Le Kerlon n’est, par exemple, qu’à 48 degrés et tant de minutes, et Kara ousson est à une hauteur encore moindre. Il serait plus facile de supposer que ces voyageurs, privés du secours des mathématiques et de la boussole dans une si longue route vers l’est, ont insensiblement décliné vers le sud, au lieu, comme ils le supposent, de s’être élevés si fort vers le nord, jusqu’au soixantième. La Tartarie d’ailleurs, soit au nord, soit en venant vers le sud, même vers le 41e où est Kara hotun, ne manque pas de bois à brûler, elle en manque seulement dans les plaines dont nous avons parlé qui sont situées au-dessous du 50e.

Cependant il est rapporté que dans la tente ou dans l’appartement même de l’empereur, il y avait un brasier entretenu du bois de quelques épines, de racine d’absinthe, et de fiente de bœufs. Après tout, quand on ne saurait dire précisément où était cette cour, et le village de Kara coran, la chose n’en serait pas moins certaine. Car si la géographie ancienne de nos Gaules souffre tant de difficultés, même avec le secours de tant de monuments anciens, et de tant de livres, on en doit encore trouver de plus grandes dans des pays comme ceux-ci, et surtout dans la Tartarie, qui étant un pays tout ouvert et sans défense, devient toujours la proie du plus fort.

C’est sur le chemin de Tchang kia keou vers le Kerlon, qu’on trouve une inscription singulière, et peut-être l’unique dans le pays des Mongous, à une lieue d’un endroit nommé Holoustai où est un petit lac. On y trouve de gros morceaux de marbre blanc enfoncés en terre. Sur le plus élevé sont quelques caractères chinois, qui marquent que sous Yong lo, l’armée chinoise commandée par l’empereur en personne, arriva jusques là le 14 mai[1] suivant notre calcul, d’où il paraît qu’il ne poussa pas les Mongous qu’il poursuivait, au-delà du Kerlon et qu’il se contenta de les tenir loin de la grande muraille, et des vrais limites de la Chine.

L’autre rivière appelée Toula va de l’est à l’ouest : elle est en bien des endroits plus grosse, plus rapide, plus profonde que le Kerlon ; elle est de plus bordée de bois et de très belles prairies. Les montagnes qui sont à son nord, ont leur sommet couvert de gros sapins, et font un assez bel effet à la vue.

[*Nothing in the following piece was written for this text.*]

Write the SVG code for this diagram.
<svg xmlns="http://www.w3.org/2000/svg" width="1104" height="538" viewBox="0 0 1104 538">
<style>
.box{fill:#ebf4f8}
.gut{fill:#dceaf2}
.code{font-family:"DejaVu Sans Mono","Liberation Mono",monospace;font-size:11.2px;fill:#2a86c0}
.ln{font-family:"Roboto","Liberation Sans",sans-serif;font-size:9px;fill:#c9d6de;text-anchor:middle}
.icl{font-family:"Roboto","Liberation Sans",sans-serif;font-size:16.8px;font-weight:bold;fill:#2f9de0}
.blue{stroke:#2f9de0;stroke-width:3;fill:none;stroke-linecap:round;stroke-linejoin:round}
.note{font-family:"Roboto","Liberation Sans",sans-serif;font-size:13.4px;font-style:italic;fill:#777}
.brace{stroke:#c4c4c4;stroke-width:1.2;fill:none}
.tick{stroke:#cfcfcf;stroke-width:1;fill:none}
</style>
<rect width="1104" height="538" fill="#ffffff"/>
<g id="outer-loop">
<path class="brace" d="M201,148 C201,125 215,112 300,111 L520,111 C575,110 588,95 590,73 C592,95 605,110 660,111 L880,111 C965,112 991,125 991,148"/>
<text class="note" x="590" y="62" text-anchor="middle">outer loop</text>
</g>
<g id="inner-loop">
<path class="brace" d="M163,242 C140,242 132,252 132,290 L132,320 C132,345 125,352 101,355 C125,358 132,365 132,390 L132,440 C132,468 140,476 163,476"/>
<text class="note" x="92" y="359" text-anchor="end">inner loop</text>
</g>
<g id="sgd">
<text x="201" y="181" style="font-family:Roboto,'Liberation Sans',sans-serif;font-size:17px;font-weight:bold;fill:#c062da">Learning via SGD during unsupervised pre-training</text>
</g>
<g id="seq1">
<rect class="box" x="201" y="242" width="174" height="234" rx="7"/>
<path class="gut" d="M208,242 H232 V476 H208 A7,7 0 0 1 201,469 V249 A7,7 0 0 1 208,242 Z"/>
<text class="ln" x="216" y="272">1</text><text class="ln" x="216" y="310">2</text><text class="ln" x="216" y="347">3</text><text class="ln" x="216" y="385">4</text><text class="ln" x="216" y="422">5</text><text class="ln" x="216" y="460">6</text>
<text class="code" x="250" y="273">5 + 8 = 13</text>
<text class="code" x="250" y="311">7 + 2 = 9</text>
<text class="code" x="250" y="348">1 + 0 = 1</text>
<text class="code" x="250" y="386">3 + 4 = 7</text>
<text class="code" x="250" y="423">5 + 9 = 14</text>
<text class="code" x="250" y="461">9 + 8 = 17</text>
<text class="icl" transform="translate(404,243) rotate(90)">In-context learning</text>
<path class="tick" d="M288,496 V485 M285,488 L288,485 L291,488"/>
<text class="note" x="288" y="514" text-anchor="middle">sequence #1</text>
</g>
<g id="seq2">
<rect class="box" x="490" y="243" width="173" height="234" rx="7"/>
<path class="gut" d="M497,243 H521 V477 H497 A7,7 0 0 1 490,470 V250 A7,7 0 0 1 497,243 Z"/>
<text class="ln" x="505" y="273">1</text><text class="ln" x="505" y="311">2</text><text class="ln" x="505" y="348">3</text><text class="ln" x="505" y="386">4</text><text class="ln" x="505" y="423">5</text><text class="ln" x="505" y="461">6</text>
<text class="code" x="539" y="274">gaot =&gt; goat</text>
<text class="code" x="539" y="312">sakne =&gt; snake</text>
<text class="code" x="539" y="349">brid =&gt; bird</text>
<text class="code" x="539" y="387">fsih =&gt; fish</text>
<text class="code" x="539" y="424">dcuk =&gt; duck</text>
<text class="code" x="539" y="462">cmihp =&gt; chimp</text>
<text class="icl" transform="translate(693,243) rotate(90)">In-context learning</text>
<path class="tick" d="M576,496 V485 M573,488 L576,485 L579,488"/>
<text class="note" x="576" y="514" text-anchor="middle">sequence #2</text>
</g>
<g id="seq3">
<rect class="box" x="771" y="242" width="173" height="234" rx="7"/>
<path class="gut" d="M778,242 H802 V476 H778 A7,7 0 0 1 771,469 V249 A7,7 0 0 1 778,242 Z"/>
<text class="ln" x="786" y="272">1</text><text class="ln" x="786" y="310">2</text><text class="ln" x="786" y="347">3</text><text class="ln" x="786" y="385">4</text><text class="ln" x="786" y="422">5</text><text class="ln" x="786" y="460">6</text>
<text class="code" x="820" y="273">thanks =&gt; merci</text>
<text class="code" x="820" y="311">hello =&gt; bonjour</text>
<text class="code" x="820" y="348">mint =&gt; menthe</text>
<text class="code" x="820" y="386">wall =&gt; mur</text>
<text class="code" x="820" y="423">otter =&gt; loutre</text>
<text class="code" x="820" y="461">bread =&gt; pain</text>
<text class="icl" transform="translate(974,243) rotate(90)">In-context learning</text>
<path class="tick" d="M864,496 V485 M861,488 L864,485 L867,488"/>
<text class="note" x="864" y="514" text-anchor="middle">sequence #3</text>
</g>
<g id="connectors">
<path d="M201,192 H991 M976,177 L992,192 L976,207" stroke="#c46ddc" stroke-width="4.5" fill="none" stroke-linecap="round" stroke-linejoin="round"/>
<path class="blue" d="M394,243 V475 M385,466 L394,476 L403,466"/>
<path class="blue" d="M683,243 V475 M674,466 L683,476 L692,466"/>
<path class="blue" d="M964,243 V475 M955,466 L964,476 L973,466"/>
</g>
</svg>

Les Mongous de cette Tartarie en parlent avec admiration.

La rivière de Toula se joint à une autre nommée Orgon ou Ourhon, qui vient du sud-ouest : après avoir coulé ensemble vers le nord, et s’être enflée de quelques autres, comme de Selingué pira, elle se jette enfin dans le plus grand des lacs de toute la Tartarie nommé Pai cal, qui appartient aux Moscovites. Le Selingué même n’appartient pas entièrement à nos Kalkas.

  1. En réduisant les lunes des Chinois à nos mois.